TIME Magazine
November 20, 1995 Volume 146, No. 21
EDWARD W. DESMOND/SEOUL
MANY NORTH KOREANS MIGHT STARVE this winter. Disastrous floods in August worsened what was already a bad harvest. There is likely to be a 25% to 50% shortfall in grain stocks next year, and in the countryside even last summer people were visibly weak and lethargic. Fuel shortages have shut down many factories.
For a country on the edge, North Korea sure is spending heavily on its military. Last month Russian customs officials reported that they had stopped at their border a trainload of heavy weapons that North Korea had purchased in Kazakhstan for transport across Siberia to the Korean peninsula. Throughout the year, the 1.2-million-man North Korean army has mounted large-scale exercises and strengthened its artillery force near the Demilitarized Zone. The emphasis on guns over butter leaves defense analysts perplexed. Says a senior Japanese intelligence officer: "This winter will be a very dangerous time. We are very much afraid that Pyongyang might miscalculate."

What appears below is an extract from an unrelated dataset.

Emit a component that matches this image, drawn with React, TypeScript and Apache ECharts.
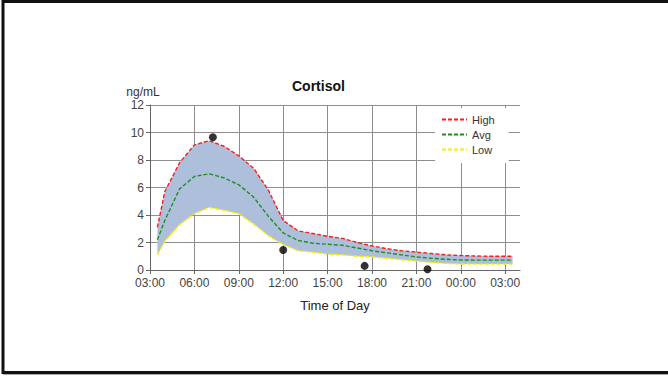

Any such "miscalculation" might mean war. North Korea watchers are sharply divided over whether Pyongyang might try an all-or-nothing offensive and whether the North Korean military would stand a chance of winning. Not only are South Korea's defenses formidable, but as U.S. Secretary of Defense William Perry confirmed on a visit to Seoul two weeks ago, the U.S. is fully committed to South Korea. At the same time, there is broad agreement that the ruling elite in the north desperately wants to avoid a collapse of the country or humiliating dependence on South Korea's help. Seoul has long wanted reunification, but North Korea's rulers are mindful of the harsh fate that many East German officials met at the hands of West Germany after their reunion in 1990.
The U.S. government believes Kim Jong Il, who inherited the North Korean helm from his father Kim Il Sung, is determined to end his country's isolation. In talks on the nuclear issue, North Korean officials have dropped their usual truculence and become "business-like," say U.S. State Department officials, and they expect to reach a final agreement on providing two light-water reactors to North Korea in the coming weeks. A consortium led by the U.S., Japan and South Korea will provide the reactors in exchange for Pyongyang's agreement to stop its weapons-based nuclear program. What is more, North Korea is courting outside investment, and foreign businesspeople are now a common sight in Pyongyang's towering Koryo Hotel.
North Korea hopes that the U.S. will want to offer enough assistance, both political and economic, to stave off the chaos that a North Korean collapse would bring to the Korean peninsula. Pyongyang, for example, has withdrawn from the U.N. armistice agreement that ended the Korean War in 1953, and is insisting on a separate formal peace treaty with Washington, which would help normalize its relations with the rest of the world. Pyongyang is pushing the U.S. to lift its trade embargo, which was partly eased in January, and to encourage countries like Japan to provide more assistance.
North Korea's strategy, however, is not unfolding nearly fast enough. Investment and food aid so far amount to a trickle. But because North Korea's behavior is far from consistent, Washington is reluctant to go the extra mile. Last month a North Korean diplomat said that contrary to a key provision in last year's Geneva accord between the U.S. and North Korea., U.N. inspectors would not be allowed to visit sites at the Yongbyon nuclear facility suspected of harboring a covert bomb program. North Korea has also refused to engage in any serious dialogue with South Korea, violating another part of the agreement. The killing of two North Korean infiltrators and the capture of a third in the South last month have also raised questions about Kim's intentions.
Inconsistent behavior has spawned speculation that Kim may not be fully in charge. More than 15 months after his father's death he has not yet assumed the titles of President and Workers' Party chief. If there is a brake on young Kim's power, it is the army. On several occasions, North Korean diplomats have cited the army as the source of resistance to U.S. requests, and when Kim appears in public, he is usually visiting army units.
Kim and his technocrat friends are widely believed to favor a diplomatic solution to the country's ills. In a 1980s tape recording of conversations with a visitor that recently surfaced in South Korea, he criticizes the failings of the socialist system. That tends to support the view that he favors opening North Korea. But intelligence analysts admit that no one knows what the army leadership, still in the hands of gerontocrats of Kim Il Sung's era, thinks about Kim junior or the future.
As Kim Jong Il's efforts to rescue the country founder, could he--or whoever is in charge--take the desperate option? North Korea's armed forces are at peak strength, but their position will erode as the economy crumbles and South Korea continues a long-term military buildup. Last week South Korea rolled out its first locally assembled F-16 jet fighter, so North Korean hard-liners know that time is running out. "They have squandered so much on their military option, that's all they have left," says a veteran U.S. security expert in Seoul. "What other options do they have if they see no other path to survival?"